On this document (page 2) the midpoint method to iteratively find geodesic paths is described, and the following theorem is proven:
Theorem 2.2. Let $\gamma$ be a path defined by a finite series of points in $\mathbb R^2$ that has endpoints $p$ and $q.$ Performing the midpoint method on this path will produce a series of points defining the straight line connecting $p$ and $q.$
Proof. Without loss of generality consider the path defined by the finite set of points $p_1, \dots, p_n$ where $p_i = (x_i, y_i)$ and in particular $p_1 = (0, 0)$ and $p_n = (a, 0).$ The path resulting from $m$ iterations of the midpoint method is made up of the points $(x_i, y′_i)$ where
$$y′_i =\frac{\sum_{j=0}^{\min(m,n-i)}y_{i+j}\binom{m}{j}}{2^m}$$
Can I get an explanation of this last formula? Where does the binomial come from?
One can make the midpoint procedure systematic by applying it to the doubly infinite sequence of points $$ ...,p,p,p=p_1,p_2,p_3,...,p_n=q,q,q,q,... $$ Then computing midpoints of neighboring pairs results in the sequence $$ ...,p,p,\frac{p_1+p_2}2,\frac{p_2+p_3}2,...,\frac{p_{n-1}+p_n}2,q,q,... $$ which corresponds, after contracting the constant tails to one point, exactly to the description of the method in the paper, "Compute the midpoints of each segment, and connect them to get a new path. Place $p_1$ at the beginning of this path and $p_n$ at the end of it."

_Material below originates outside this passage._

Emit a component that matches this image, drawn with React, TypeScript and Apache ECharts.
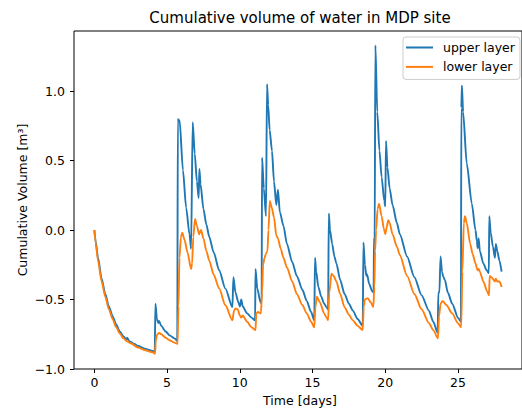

Again computing the midpoints of the infinite sequence gives $$ ...,p,\frac{3p_1+p_2}4,\frac{p_1+2p_2+p_3}4,...,\frac{p_{n-2}+2p_{n-1}+p_n}4,\frac{p_{n-1}+3p_n}4,q,... $$ where you can see the start of Pascal's triangle in the coefficients.
While the general idea is correct, the sum formula is deficient. It is only correct for the middle elements, and then only after an index shift. It should be $$ p'_i=2^{-m}\sum_{j=0}^m\binom{m}{j}p_{i-j},\qquad i=1,2,...,n+m, $$ where again the infinite continuation with $p_k=p$ for $k\le0$ and $p_k=q$ for $k\ge n$ is used.